Note: Over the next few weeks, the Awards Daily TV crew will be making the case to win for each nominee in the Outstanding Comedy Series and Outstanding Drama Series categories in random order. We’ll be dropping one each day leading into and through the Emmy voting period. Share/retweet your favorites to build the buzz!
ABC’s Modern Family
Metacritic Score: 86
Rotten Tomatoes Score: 86%
Number of Nominations: 6
Major Categories: Comedy Series, Supporting Actress (Julie Bowen), Supporting Actor (Ty Burrell), Casting of a Comedy Series
I know, I know. The last thing anyone wants to read is a case for ABC’s Modern Family to win another Emmy for Outstanding Comedy Series. If you’ve been living under the largest awards rock in the history of the world, you wouldn’t know that Modern has won the top comedic prize for the last 5 consecutive years. Despite claims of declining quality over the last two seasons, it’s smartly written, directed well, and features some of the best acting on network television. It’s a juggernaut, and it could be the first time in Emmy history where a comedy wins for the sixth time.
While Modern shockingly missed out in both the writing and directing categories this year, it’s obvious that the acting is still respected. Julie Bowen and Ty Burrell (the two most honored performers from the brood) both garnered nominations, and guest Elizabeth Banks picked up one for her recurring role as Cameron and Mitchell’s vapid party girl friend, Sal. The other actors have been up for the gold in other years.
The first episode is particularly a showcase for the actors as an ensemble. The wedding between Cameron and Mitchell concluded the fifth season, and it doesn’t seem that the celebration is over. Cameron is showering Mitchell with presents and affection, but Mitchell wants to get back to his normal routine. Over at the Dunphy household, Claire and Phil are surprised by how well their summer is going, particularly between their eldest and youngest children, Haley and Luke. The Dunphy honeymoon is “wrecked” when middle child, Alex, returns home from a stressful job that would have looked great on her student resume. Phil’s magic tricks fail and Luke and Haley begin throwing barbs immediately. I recently re-watched this episode and thought, “Why are people complaining about this show so much? It’s great!” It’s an episode in the classic Modern Family vein: swift comebacks between family members and clever writing.
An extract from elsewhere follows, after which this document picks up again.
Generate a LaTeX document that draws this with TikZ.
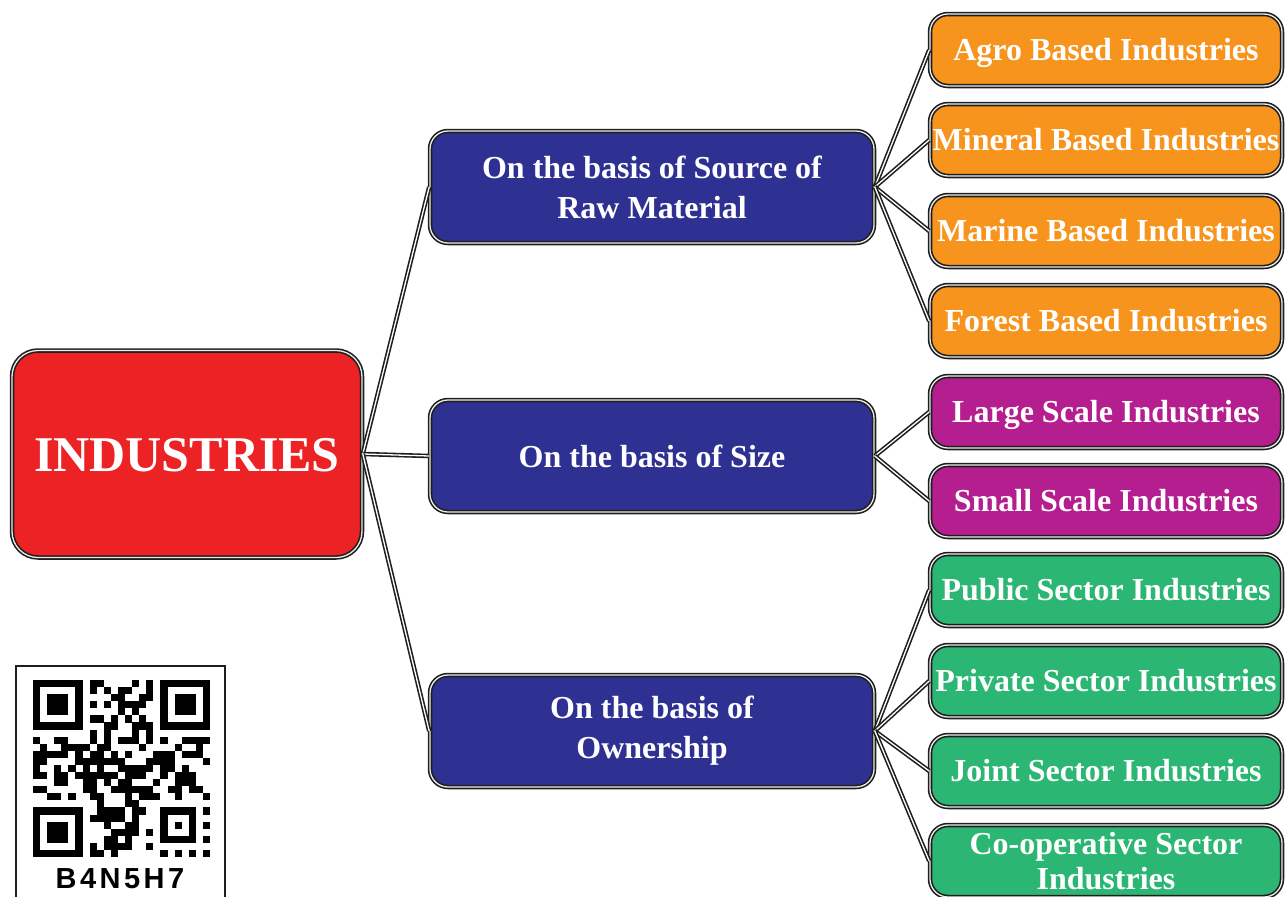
\documentclass[tikz,border=0pt]{standalone}
\usepackage{fontspec}
\setmainfont{Liberation Serif}
\newfontfamily\qrfont[LetterSpace=12]{Liberation Sans}
\usepackage{xcolor}
\usepackage{tikz}
\usetikzlibrary{positioning}
\definecolor{rootred}{HTML}{ED2224}
\definecolor{basisblue}{HTML}{2E3192}
\definecolor{agroorange}{HTML}{F7941D}
\definecolor{scalepurple}{HTML}{B41E8E}
\definecolor{sectorgreen}{HTML}{2BB673}
\definecolor{rim}{HTML}{1E1E1E}

\begin{document}
\begin{tikzpicture}[x=1pt,y=-1pt,
  box/.style={rectangle,rounded corners=18pt,draw=rim,line width=1.6pt,double=white!85!gray,double distance=1.3pt,text=white,align=center,font=\bfseries\fontsize{32}{35}\selectfont},
  rootbox/.style={box,fill=rootred,rounded corners=26pt,minimum width=350pt,minimum height=207pt,text height=34pt,text depth=0pt,font=\bfseries\fontsize{50}{56}\selectfont},
  basisbox/.style={box,fill=basisblue,minimum width=444pt,minimum height=112pt,font=\bfseries\fontsize{32}{40}\selectfont},
  leafbox/.style={box,minimum width=352pt,minimum height=72pt,inner xsep=2pt,text height=23pt,text depth=3pt},
  link/.style={draw=rim,line width=1.6pt,double=white,double distance=1.3pt}]
\useasboundingbox (0,0) rectangle (1286,897);

% root and the three bases
\node[rootbox] (industries) at (187,454) {INDUSTRIES};
\node[basisbox] (raw) at (652,187) {On the basis of Source of\\Raw Material};
\node[basisbox] (size) at (652,456) {On the basis of Size};
\node[basisbox] (owner) at (652,731) {On the basis of\\Ownership};

% raw material
\node[leafbox,fill=agroorange] (agro) at (1106,50) {Agro Based Industries};
\node[leafbox,fill=agroorange] (mineral) at (1106,140) {Mineral Based Industries};
\node[leafbox,fill=agroorange] (marine) at (1106,231) {Marine Based Industries};
\node[leafbox,fill=agroorange] (forest) at (1106,321) {Forest Based Industries};
% size
\node[leafbox,fill=scalepurple] (large) at (1106,412) {Large Scale Industries};
\node[leafbox,fill=scalepurple] (small) at (1106,501) {Small Scale Industries};
% ownership
\node[leafbox,fill=sectorgreen] (public) at (1106,590) {Public Sector Industries};
\node[leafbox,fill=sectorgreen] (private) at (1106,681) {Private Sector Industries};
\node[leafbox,fill=sectorgreen] (joint) at (1106,771) {Joint Sector Industries};
\node[leafbox,fill=sectorgreen,text height=,text depth=] (coop) at (1106,861) {Co-operative Sector\\Industries};

\foreach \b in {raw,size,owner}
  \draw[link] (industries.east) -- (\b.west);
\foreach \l in {agro,mineral,marine,forest}
  \draw[link] (raw.east) -- (\l.west);
\foreach \l in {large,small}
  \draw[link] (size.east) -- (\l.west);
\foreach \l in {public,private,joint,coop}
  \draw[link] (owner.east) -- (\l.west);

% qr code
\draw[line width=2pt,rim] (16,666) rectangle (225,899);
\pgfmathsetseed{4857}
\foreach \i in {0,...,24}{
  \foreach \j in {0,...,24}{
    \pgfmathtruncatemacro\qbit{random(0,99)<50}
    \pgfmathtruncatemacro\qfree{!((\i<8 && \j<8) || (\i>16 && \j<8) || (\i<8 && \j>16) || (\i>16 && \i<24 && \j>16 && \j<24))}
    \ifnum\qbit\qfree=11 \fill (33+\i*7.08,680+\j*7.08) rectangle ++(7.1,7.1);\fi
  }
}
\foreach \qx/\qy in {0/0,18/0,0/18}{
  \fill (33+\qx*7.08,680+\qy*7.08) rectangle ++(49.56,49.56);
  \fill[white] (33+\qx*7.08+7.08,680+\qy*7.08+7.08) rectangle ++(35.4,35.4);
  \fill (33+\qx*7.08+14.16,680+\qy*7.08+14.16) rectangle ++(21.24,21.24);
}
\fill (33+18*7.08,680+18*7.08) rectangle ++(35.4,35.4);
\fill[white] (33+19*7.08,680+19*7.08) rectangle ++(21.24,21.24);
\fill (33+20*7.08,680+20*7.08) rectangle ++(7.08,7.08);
\node[font=\qrfont\bfseries\fontsize{29}{29}\selectfont] (qrcode) at (120,879) {B4N5H7};
\end{tikzpicture}
\end{document}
Another development that shook up the family aspect was when the trashy family moved in next door to the Dunphys. Steve Zahn and Andrea Anders play a couple who play their music too loud and insist on keeping their eyesore of a boat in the driveway. Luke, in true horny teenager fashion, begins drooling over their hot daughter and it seems, for a few episodes, that it would be modern family versus modern family. The dynamic gives Bowen and Burrell something to consistently team up against throughout the season, and it showcases Claire’s high-strung hunt of perfection (that she probably doesn’t really want) and Phil’s impish/dependable guy side.
As an ensemble, the cast shines brightest in the episode submitted for Outstanding Comedy Series, “Connection Lost.” The episode follows the entire family as they are drawn into the drama of a fight that occurred between Haley and Claire. What separates this from normal episodes is that the entire 22 minutes is told through social media on Claire’s laptop while she tries to track Haley down. Everything in this episode illuminates what we love about these characters: Jay’s lovably out-of-touch with technology (“The minute they got rid of rotary phones, the world went to hell!”), Manny is arrogant at the tender age of 14, and Alex is obsessed with writing the perfect paper to submit for college essays. It also features a birthday present for Mitchell that looks stunningly like it’s out of a Barbra Streisand musical classic.
The Modern kids are continually allowed to have bigger plotlines—the Dunphy trio, in particular. Haley is growing out of her wild child phase as she begins to fall for Jay and Gloria’s manny (the male nanny played by Adam Devine, not their son—gross). Alex’s desperate hunt for approval begins to calm down, and Lilly tries her hand at clowning with Cameron. I’m sorry, but watching that pint sized girl hit Eric Stonestreet in the groin with a broom while dressed in full clown garb still makes me laugh out loud.
Let’s face facts. Modern Family is a fun, relatable show. It’s that super nice guy that sat next to you in math class that was homecoming king…and the captain of the football team…and got good grades—it has everything. You don’t want to like it still, but I can almost guarantee that this family still makes you laugh. You can make an argument against almost every other show in this category (Veep’s politics are somewhat alienating, Transparent isn’t as “universal” as we all think it is, Silicon what?, etc.), but Modern Family just wants to make you laugh and warm your heart just a little bit.